Transcribe the full listing exactly, and drop every picture.

• _Data segment_:

"""

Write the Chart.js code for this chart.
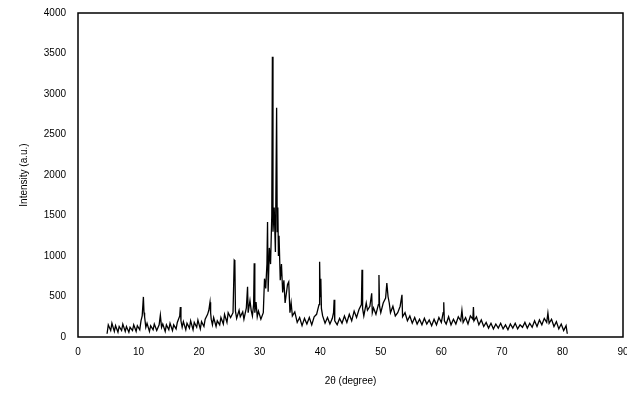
<!DOCTYPE html>
<html>
<head>
<meta charset="utf-8">
<script src="https://cdn.jsdelivr.net/npm/chart.js@4.4.1/dist/chart.umd.min.js"></script>
<style>
  html, body { margin: 0; padding: 0; background: #fff; }
  #wrap { width: 627px; height: 405px; }
</style>
</head>
<body>
<div id="wrap"><canvas id="xrd" width="627" height="405"></canvas></div>
<script>
// 2-theta positions (degree) and intensities
const twoTheta = [
  4.8, 5.0, 5.4, 5.6, 6.0, 6.2, 6.6, 6.8, 7.2, 7.4, 7.8, 8.0, 8.4, 8.6, 9.0, 9.2, 9.6, 9.8, 10.2, 10.4,
  10.6, 10.8, 10.9, 11.0, 11.2, 11.4, 11.8, 12.0, 12.4, 12.6, 13.0, 13.4, 13.6, 13.8, 14.0, 14.4, 14.6, 15.0, 15.2, 15.6,
  15.8, 16.2, 16.4, 16.8, 16.9, 17.0, 17.2, 17.4, 17.8, 18.0, 18.4, 18.6, 19.0, 19.2, 19.6, 19.8, 20.2, 20.4, 20.8, 21.0,
  21.4, 21.6, 21.8, 21.9, 22.0, 22.2, 22.4, 22.8, 23.0, 23.4, 23.6, 24.0, 24.2, 24.6, 24.8, 25.2, 25.6, 25.8, 25.9, 26.0,
  26.2, 26.6, 26.8, 27.2, 27.4, 27.8, 28.0, 28.1, 28.4, 28.6, 28.8, 29.0, 29.1, 29.2, 29.4, 29.6, 29.8, 30.2, 30.6, 30.8,
  31.0, 31.2, 31.3, 31.4, 31.6, 31.8, 32.0, 32.1, 32.2, 32.4, 32.6, 32.8, 32.9, 33.0, 33.1, 33.2, 33.4, 33.6, 33.8, 34.0,
  34.2, 34.6, 34.8, 35.0, 35.2, 35.4, 35.8, 36.2, 36.6, 37.0, 37.4, 37.8, 38.2, 38.6, 39.0, 39.4, 39.8, 39.9, 40.0, 40.1,
  40.2, 40.4, 40.8, 41.2, 41.6, 42.0, 42.2, 42.3, 42.4, 42.8, 43.2, 43.6, 44.0, 44.4, 44.8, 45.2, 45.6, 46.0, 46.4, 46.8,
  46.9, 47.0, 47.2, 47.6, 47.8, 48.2, 48.5, 48.6, 48.8, 49.2, 49.6, 49.7, 49.8, 50.0, 50.4, 50.8, 51.0, 51.2, 51.4, 51.6,
  52.0, 52.4, 52.8, 53.2, 53.5, 53.6, 54.0, 54.4, 54.8, 55.2, 55.6, 56.0, 56.4, 56.8, 57.2, 57.6, 58.0, 58.4, 58.8, 59.2,
  59.6, 60.0, 60.3, 60.4, 60.5, 60.8, 61.2, 61.6, 62.0, 62.4, 62.8, 63.2, 63.4, 63.6, 64.0, 64.4, 64.8, 65.2, 65.3, 65.4,
  65.8, 66.2, 66.6, 67.0, 67.4, 67.8, 68.2, 68.6, 69.0, 69.4, 69.8, 70.2, 70.6, 71.0, 71.4, 71.8, 72.2, 72.6, 73.0, 73.4,
  73.8, 74.2, 74.6, 75.0, 75.4, 75.8, 76.2, 76.6, 77.0, 77.4, 77.6, 77.8, 78.2, 78.6, 79.0, 79.4, 79.8, 80.2, 80.6, 80.8
];
const intensity = [
  40, 150, 80, 170, 70, 140, 60, 130, 80, 160, 70, 130, 60, 120, 80, 150, 70, 140, 90, 200,
  260, 495, 300, 250, 120, 170, 70, 140, 90, 160, 80, 150, 270, 120, 160, 70, 150, 90, 170, 80,
  150, 100, 180, 260, 370, 200, 120, 190, 90, 170, 110, 200, 90, 180, 120, 210, 100, 190, 130, 220,
  280, 330, 430, 300, 220, 150, 240, 130, 200, 150, 240, 160, 280, 180, 300, 240, 300, 950, 940, 320,
  230, 330, 250, 310, 220, 360, 620, 300, 450, 330, 260, 400, 910, 300, 430, 250, 320, 220, 300, 720,
  600, 900, 1420, 560, 1100, 900, 1500, 3460, 1300, 1600, 1050, 2830, 1300, 1600, 1000, 1250, 700, 900, 550, 700,
  420, 650, 680, 300, 420, 260, 310, 180, 240, 140, 230, 160, 240, 150, 250, 280, 400, 930, 500, 720,
  350, 260, 170, 240, 160, 230, 300, 460, 200, 150, 230, 170, 260, 180, 280, 200, 320, 240, 340, 400,
  830, 350, 260, 420, 330, 380, 540, 300, 360, 280, 400, 765, 380, 300, 420, 480, 665, 500, 420, 300,
  380, 260, 300, 380, 520, 250, 300, 200, 260, 170, 240, 160, 220, 150, 230, 160, 210, 140, 220, 150,
  240, 180, 300, 430, 200, 160, 250, 150, 220, 160, 250, 200, 330, 180, 240, 160, 260, 220, 370, 200,
  250, 150, 210, 130, 180, 110, 170, 100, 160, 110, 170, 100, 150, 90, 160, 110, 170, 100, 150, 120,
  180, 110, 170, 120, 200, 130, 210, 150, 230, 180, 295, 170, 220, 130, 190, 100, 160, 80, 140, 40
];
const xTicks = [0, 10, 20, 30, 40, 50, 60, 70, 80, 90];
const yTicks = [0, 500, 1000, 1500, 2000, 2500, 3000, 3500, 4000];

const points = twoTheta.map((t, i) => ({ x: t, y: intensity[i] }));

const frame = {
  id: 'frame',
  afterDraw(chart) {
    const a = chart.chartArea;
    const c = chart.ctx;
    c.save();
    c.strokeStyle = '#000';
    c.lineWidth = 1.5;
    c.strokeRect(a.left, a.top, a.right - a.left, a.bottom - a.top);
    c.restore();
  }
};

const font = { family: 'Liberation Sans, Arial, sans-serif', size: 10 };

new Chart(document.getElementById('xrd'), {
  type: 'scatter',
  data: {
    datasets: [{
      data: points,
      showLine: true,
      borderColor: '#000',
      borderWidth: 1.3,
      pointRadius: 0,
      tension: 0
    }]
  },
  options: {
    responsive: false,
    animation: false,
    layout: { padding: { left: 14, right: 4, top: 13, bottom: 14 } },
    plugins: { legend: { display: false }, tooltip: { enabled: false } },
    scales: {
      x: {
        type: 'linear',
        min: 0, max: 90,
        afterBuildTicks: s => { s.ticks = xTicks.map(v => ({ value: v })); },
        afterFit: s => { s.height = 54; s.paddingRight = 0; s.paddingLeft = 0; },
        grid: { display: false, drawTicks: false },
        border: { display: false },
        ticks: { color: '#000', font: font, padding: 9, maxRotation: 0, callback: v => String(v) },
        title: { display: true, text: '2θ (degree)', color: '#000', font: font, padding: { top: 8 } }
      },
      y: {
        min: 0, max: 4000,
        afterBuildTicks: s => { s.ticks = yTicks.map(v => ({ value: v })); },
        afterFit: s => { s.width = 64; s.paddingTop = 0; s.paddingBottom = 0; },
        grid: { display: false, drawTicks: false },
        border: { display: false },
        ticks: { color: '#000', font: font, padding: 12, callback: v => String(v) },
        title: { display: true, text: 'Intensity (a.u.)', color: '#000', font: font, padding: { bottom: 2 } }
      }
    }
  },
  plugins: [frame]
});
</script>
</body>
</html>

"""

• _Result of this exercise_:
Write the Chart.js code for this chart.
<!DOCTYPE html>
<html>
<head>
<meta charset="utf-8">
<script src="https://cdn.jsdelivr.net/npm/chart.js@4.4.1/dist/chart.umd.min.js"></script>
<style>
  html, body { margin: 0; padding: 0; background: #fff; }
  #wrap { width: 627px; height: 405px; }
</style>
</head>
<body>
<div id="wrap"><canvas id="xrd" width="627" height="405"></canvas></div>
<script>
// 2-theta positions (degree) and intensities
const twoTheta = [
  4.8, 5.0, 5.4, 5.6, 6.0, 6.2, 6.6, 6.8, 7.2, 7.4, 7.8, 8.0, 8.4, 8.6, 9.0, 9.2, 9.6, 9.8, 10.2, 10.4,
  10.6, 10.8, 10.9, 11.0, 11.2, 11.4, 11.8, 12.0, 12.4, 12.6, 13.0, 13.4, 13.6, 13.8, 14.0, 14.4, 14.6, 15.0, 15.2, 15.6,
  15.8, 16.2, 16.4, 16.8, 16.9, 17.0, 17.2, 17.4, 17.8, 18.0, 18.4, 18.6, 19.0, 19.2, 19.6, 19.8, 20.2, 20.4, 20.8, 21.0,
  21.4, 21.6, 21.8, 21.9, 22.0, 22.2, 22.4, 22.8, 23.0, 23.4, 23.6, 24.0, 24.2, 24.6, 24.8, 25.2, 25.6, 25.8, 25.9, 26.0,
  26.2, 26.6, 26.8, 27.2, 27.4, 27.8, 28.0, 28.1, 28.4, 28.6, 28.8, 29.0, 29.1, 29.2, 29.4, 29.6, 29.8, 30.2, 30.6, 30.8,
  31.0, 31.2, 31.3, 31.4, 31.6, 31.8, 32.0, 32.1, 32.2, 32.4, 32.6, 32.8, 32.9, 33.0, 33.1, 33.2, 33.4, 33.6, 33.8, 34.0,
  34.2, 34.6, 34.8, 35.0, 35.2, 35.4, 35.8, 36.2, 36.6, 37.0, 37.4, 37.8, 38.2, 38.6, 39.0, 39.4, 39.8, 39.9, 40.0, 40.1,
  40.2, 40.4, 40.8, 41.2, 41.6, 42.0, 42.2, 42.3, 42.4, 42.8, 43.2, 43.6, 44.0, 44.4, 44.8, 45.2, 45.6, 46.0, 46.4, 46.8,
  46.9, 47.0, 47.2, 47.6, 47.8, 48.2, 48.5, 48.6, 48.8, 49.2, 49.6, 49.7, 49.8, 50.0, 50.4, 50.8, 51.0, 51.2, 51.4, 51.6,
  52.0, 52.4, 52.8, 53.2, 53.5, 53.6, 54.0, 54.4, 54.8, 55.2, 55.6, 56.0, 56.4, 56.8, 57.2, 57.6, 58.0, 58.4, 58.8, 59.2,
  59.6, 60.0, 60.3, 60.4, 60.5, 60.8, 61.2, 61.6, 62.0, 62.4, 62.8, 63.2, 63.4, 63.6, 64.0, 64.4, 64.8, 65.2, 65.3, 65.4,
  65.8, 66.2, 66.6, 67.0, 67.4, 67.8, 68.2, 68.6, 69.0, 69.4, 69.8, 70.2, 70.6, 71.0, 71.4, 71.8, 72.2, 72.6, 73.0, 73.4,
  73.8, 74.2, 74.6, 75.0, 75.4, 75.8, 76.2, 76.6, 77.0, 77.4, 77.6, 77.8, 78.2, 78.6, 79.0, 79.4, 79.8, 80.2, 80.6, 80.8
];
const intensity = [
  40, 150, 80, 170, 70, 140, 60, 130, 80, 160, 70, 130, 60, 120, 80, 150, 70, 140, 90, 200,
  260, 495, 300, 250, 120, 170, 70, 140, 90, 160, 80, 150, 270, 120, 160, 70, 150, 90, 170, 80,
  150, 100, 180, 260, 370, 200, 120, 190, 90, 170, 110, 200, 90, 180, 120, 210, 100, 190, 130, 220,
  280, 330, 430, 300, 220, 150, 240, 130, 200, 150, 240, 160, 280, 180, 300, 240, 300, 950, 940, 320,
  230, 330, 250, 310, 220, 360, 620, 300, 450, 330, 260, 400, 910, 300, 430, 250, 320, 220, 300, 720,
  600, 900, 1420, 560, 1100, 900, 1500, 3460, 1300, 1600, 1050, 2830, 1300, 1600, 1000, 1250, 700, 900, 550, 700,
  420, 650, 680, 300, 420, 260, 310, 180, 240, 140, 230, 160, 240, 150, 250, 280, 400, 930, 500, 720,
  350, 260, 170, 240, 160, 230, 300, 460, 200, 150, 230, 170, 260, 180, 280, 200, 320, 240, 340, 400,
  830, 350, 260, 420, 330, 380, 540, 300, 360, 280, 400, 765, 380, 300, 420, 480, 665, 500, 420, 300,
  380, 260, 300, 380, 520, 250, 300, 200, 260, 170, 240, 160, 220, 150, 230, 160, 210, 140, 220, 150,
  240, 180, 300, 430, 200, 160, 250, 150, 220, 160, 250, 200, 330, 180, 240, 160, 260, 220, 370, 200,
  250, 150, 210, 130, 180, 110, 170, 100, 160, 110, 170, 100, 150, 90, 160, 110, 170, 100, 150, 120,
  180, 110, 170, 120, 200, 130, 210, 150, 230, 180, 295, 170, 220, 130, 190, 100, 160, 80, 140, 40
];
const xTicks = [0, 10, 20, 30, 40, 50, 60, 70, 80, 90];
const yTicks = [0, 500, 1000, 1500, 2000, 2500, 3000, 3500, 4000];

const points = twoTheta.map((t, i) => ({ x: t, y: intensity[i] }));

const frame = {
  id: 'frame',
  afterDraw(chart) {
    const a = chart.chartArea;
    const c = chart.ctx;
    c.save();
    c.strokeStyle = '#000';
    c.lineWidth = 1.5;
    c.strokeRect(a.left, a.top, a.right - a.left, a.bottom - a.top);
    c.restore();
  }
};

const font = { family: 'Liberation Sans, Arial, sans-serif', size: 10 };

new Chart(document.getElementById('xrd'), {
  type: 'scatter',
  data: {
    datasets: [{
      data: points,
      showLine: true,
      borderColor: '#000',
      borderWidth: 1.3,
      pointRadius: 0,
      tension: 0
    }]
  },
  options: {
    responsive: false,
    animation: false,
    layout: { padding: { left: 14, right: 4, top: 13, bottom: 14 } },
    plugins: { legend: { display: false }, tooltip: { enabled: false } },
    scales: {
      x: {
        type: 'linear',
        min: 0, max: 90,
        afterBuildTicks: s => { s.ticks = xTicks.map(v => ({ value: v })); },
        afterFit: s => { s.height = 54; s.paddingRight = 0; s.paddingLeft = 0; },
        grid: { display: false, drawTicks: false },
        border: { display: false },
        ticks: { color: '#000', font: font, padding: 9, maxRotation: 0, callback: v => String(v) },
        title: { display: true, text: '2θ (degree)', color: '#000', font: font, padding: { top: 8 } }
      },
      y: {
        min: 0, max: 4000,
        afterBuildTicks: s => { s.ticks = yTicks.map(v => ({ value: v })); },
        afterFit: s => { s.width = 64; s.paddingTop = 0; s.paddingBottom = 0; },
        grid: { display: false, drawTicks: false },
        border: { display: false },
        ticks: { color: '#000', font: font, padding: 12, callback: v => String(v) },
        title: { display: true, text: 'Intensity (a.u.)', color: '#000', font: font, padding: { bottom: 2 } }
      }
    }
  },
  plugins: [frame]
});
</script>
</body>
</html>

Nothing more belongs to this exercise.